出た時から目が合ったし、本人も多分急に出たからびっくりだったのかすぐ声を出して、そのあとは初めてみる世界にふわ〜っとしてました。

お産直後にされるのは、会陰切開の手術。
麻酔のおかげで痛くないけど、お股を縫われます。初めて自分の体が縫われるのをしっかり見たけど、本当に縫い物なんだなと。。。

で、今まで赤ちゃんを守ってきた胎盤をとにかく出しまくります。
これ、すごい感覚です。
体の中に合った膜という膜が、スイスイと外に出されていって、最後どっぷりと大きなものが出ます。
なんていうか、顔なしとデイダラボッチみたいなのを体からどんどこ出していって、最後本体が出る感じ。

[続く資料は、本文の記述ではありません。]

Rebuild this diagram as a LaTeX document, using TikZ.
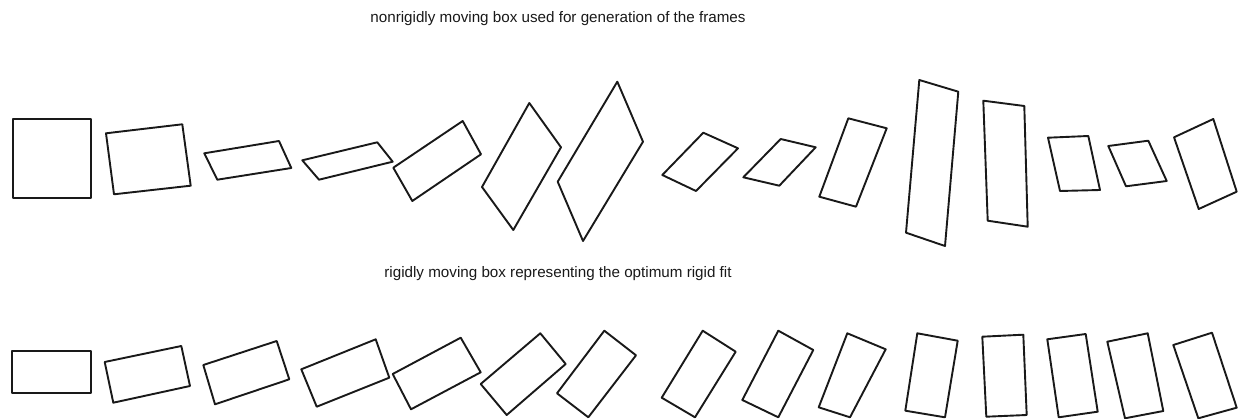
\documentclass[tikz,border=0pt]{standalone}
\usepackage{fontspec}
\setmainfont{Liberation Sans}

\tikzstyle{frame}=[draw=black!90, line width=1.9pt, line join=round]
\tikzstyle{caption}=[anchor=base, inner sep=0pt, text=black!90, font=\fontsize{15.2}{18}\selectfont]

\begin{document}
\begin{tikzpicture}[x=1pt, y=-1pt]
	\useasboundingbox (0,0) rectangle (1239,419);

	% Captions
	\node[caption] (nonrigid label) at (558,22.5) {nonrigidly moving box used for generation of the frames};
	\node[caption] (rigid label) at (558,278) {rigidly moving box representing the optimum rigid fit};

	% Nonrigidly moving box
	\draw[frame] (13,119) -- (91,119) -- (91,198) -- (13,198) -- cycle;
	\draw[frame] (106,133.3) -- (182.3,124.3) -- (190.7,185.7) -- (114,194.3) -- cycle;
	\draw[frame] (204.3,153.3) -- (279,141) -- (291.3,168) -- (217.3,179.7) -- cycle;
	\draw[frame] (302.3,160.3) -- (377.3,142.3) -- (392.7,161.7) -- (319,179.7) -- cycle;
	\draw[frame] (393.3,167.7) -- (462.7,121) -- (481,154.3) -- (412.3,201) -- cycle;
	\draw[frame] (529.3,103) -- (561,147.3) -- (513.3,230) -- (482,187) -- cycle;
	\draw[frame] (617.3,81.7) -- (643,141.7) -- (583,241) -- (557.7,181.7) -- cycle;
	\draw[frame] (703.3,132.7) -- (738,148.3) -- (696,191) -- (662.3,175) -- cycle;
	\draw[frame] (780.7,139) -- (815.7,147.3) -- (779.3,185.7) -- (743.3,177.3) -- cycle;
	\draw[frame] (848.3,118.3) -- (886.7,128.3) -- (856,206.7) -- (819.3,196.7) -- cycle;
	\draw[frame] (919.3,80) -- (958.3,91.7) -- (945,246) -- (906,232.7) -- cycle;
	\draw[frame] (983.3,100.7) -- (1024.3,106) -- (1027.7,226.7) -- (987.7,220.7) -- cycle;
	\draw[frame] (1048,137.7) -- (1088.3,136) -- (1100,190) -- (1060,191) -- cycle;
	\draw[frame] (1108.3,146) -- (1148.3,140.7) -- (1166.7,181) -- (1126,186.3) -- cycle;
	\draw[frame] (1174,137.3) -- (1213.3,119) -- (1236.7,191.7) -- (1198.7,209) -- cycle;

	% Optimum rigid fit
	\draw[frame] (12,351) -- (91.3,351) -- (91.3,392.7) -- (12,392.7) -- cycle;
	\draw[frame] (104.7,362) -- (181.3,346) -- (190,386) -- (113.3,402.7) -- cycle;
	\draw[frame] (203.3,365) -- (276.7,341) -- (289.3,379.3) -- (215,404.3) -- cycle;
	\draw[frame] (301.3,369.3) -- (375.7,339.3) -- (389.3,377.7) -- (316.7,406.7) -- cycle;
	\draw[frame] (392.7,374) -- (460.7,337.7) -- (480.7,372.3) -- (411,409.3) -- cycle;
	\draw[frame] (480.7,384) -- (540.3,333.3) -- (565.7,364) -- (506.7,415) -- cycle;
	\draw[frame] (557,393.3) -- (604.3,330.7) -- (636,355.3) -- (588.3,417.3) -- cycle;
	\draw[frame] (661.7,397.7) -- (702.7,330.7) -- (735.7,351.7) -- (695,417.3) -- cycle;
	\draw[frame] (742.3,400) -- (778.3,330.7) -- (813.3,350) -- (778.3,417.3) -- cycle;
	\draw[frame] (818.7,407.3) -- (847.3,333.3) -- (885.7,349.3) -- (850,417.3) -- cycle;
	\draw[frame] (905.3,410.7) -- (917.3,333.3) -- (957.7,340.7) -- (945,417.3) -- cycle;
	\draw[frame] (982.3,336.7) -- (1023.3,334.7) -- (1026.7,415) -- (986.3,416.7) -- cycle;
	\draw[frame] (1047.3,339.3) -- (1085.7,334) -- (1097.7,411.7) -- (1058.7,417.3) -- cycle;
	\draw[frame] (1107.3,341.7) -- (1147.7,333.3) -- (1163.3,411) -- (1125,418.3) -- cycle;
	\draw[frame] (1173.3,345) -- (1212,332.7) -- (1236.7,407.7) -- (1198.3,418.3) -- cycle;
\end{tikzpicture}
\end{document}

で、助産師さんが「ほら胎盤全部でたよ」とバケツいっぱいの胎盤を見せてくれました。
すごい。こんなのが体に入ってたし、もう出ちゃったんだと。
お腹に関してはからっぽ。
さっきまで痛かったのもお腹ではなく骨盤とかだけど、それもなくなり不思議な平穏を取り戻す。

時間は陣発(めっちゃ痛い陣痛)から3時間ちょい。
短いけど壮絶だったなあと。

麻酔打っているのに、すぐトイレに行けたため、「動物用でも良かったりしてね」なんて冗談も言えるほど産んだ直後は余裕があったのも不思議でなりませんね。

で、産褥期と呼ばれる状態に1ヶ月入ります。
ずーっと大量の生理が止まらない感じ。
要はずっと血が出続けるわけです。結構な量です。
しかもお尻が痛すぎて座れません。ドーナツ座布団必須です。
こんだけ血が出てもいいって、女の体ってのは本当にタフにできてるんだなと、自分のことじゃないかのように感じたり。

そうして、立ち合いも面会もできない1人きりの病室にて入院4日間は本当に廃人からの復活みたいな時間だったけど、私が鬱にならなかったのは、いろんな人と連日連夜話せたことがかなり大きかったです。

産んだ次の日爆弾のように張りまくって漏れまくる乳にも翻弄されながら、夜な夜な授乳室には「戦士たち=お産直後のママ」たちが集まり、ソーシャルディスタンスを取りながら、手探りでミルクを作っては飲ませ、おむつをかえ、ゲップをさせ、チェックシートに印をつけて部屋に帰るだけの4日間を過ごすので、退院は本当にシャバに出たな〜という感じ満載でした。

一先ず私のお産前後はこんな感じ。

時限爆弾のように、赤ちゃんに右腕を取られるので、ここで時間切れのためまた次回に持ち越しということで。。。

この産院でのことや感じたこと、妊婦期にどう過ごしたなども今後書いていこうと思います。